We are at the home stretch. The current state of each CIP has been researched and recorded in an updated PFD. Temperatures, concentrations, cleaning actions, and cycle times are all known and verified. All good, right? Nearly. This amazing body of work – investigating, documenting, testing, validating – has resulted in CIPs that provide absolutely clean process contact surfaces and are completed in less time, using less water and chemicals. How are these successes guaranteed for the future? Welcome change management.

Manage Changes to Sustain Improvements

Change management can take numerous forms and be done in dozens of ways. For our work, its sole purpose is to provide continuous assurance that what we have learned and the successes we have achieved with our CIPs stay successful going forward.

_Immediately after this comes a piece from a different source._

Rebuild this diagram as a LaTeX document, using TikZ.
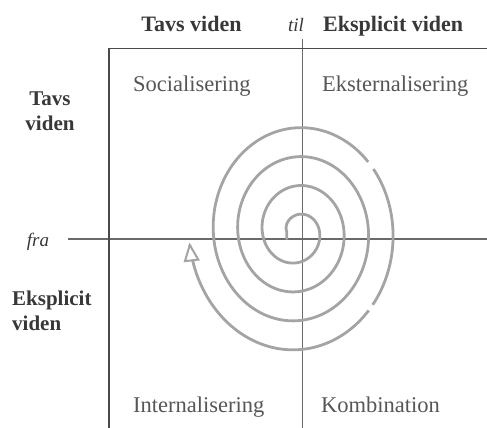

Can you think of an instance where you or a colleague observed a process deviation? When reviewing what happened in a team meeting, did someone suggest something along the lines of “Just ask Tim to change the setpoint a bit. That will fix it.” Then, later that day, in a hasty hallway conversation, you ask Tim to make that process change and he does.

In this example, how do you feel about the solution vetting process? How well was the problem understood before proposing a process change? Are there any signs of documentation being performed? How well was this change communicated to production, quality and other stakeholders?

A Time-tested Change Management System

If you thought that this process change deserved better, you are correct. Scenarios like this happen daily. A single instance could be tolerated. However, it is the sum of the parts that slowly erodes away the foundation of our knowledge and allows uncertainty to creep back into our process. One of the most common and successful forms of change management is Plan-Do-Check-Act (PCDA). This time-tested system follows nearly the same steps we just used to improve our CIPs:

As with other problem-solving techniques, such as Lean or Six Sigma, the final undertaking of standardization in the Act Phase will ensure these improvements are now locked in and the process will not revert or deviate from its current state.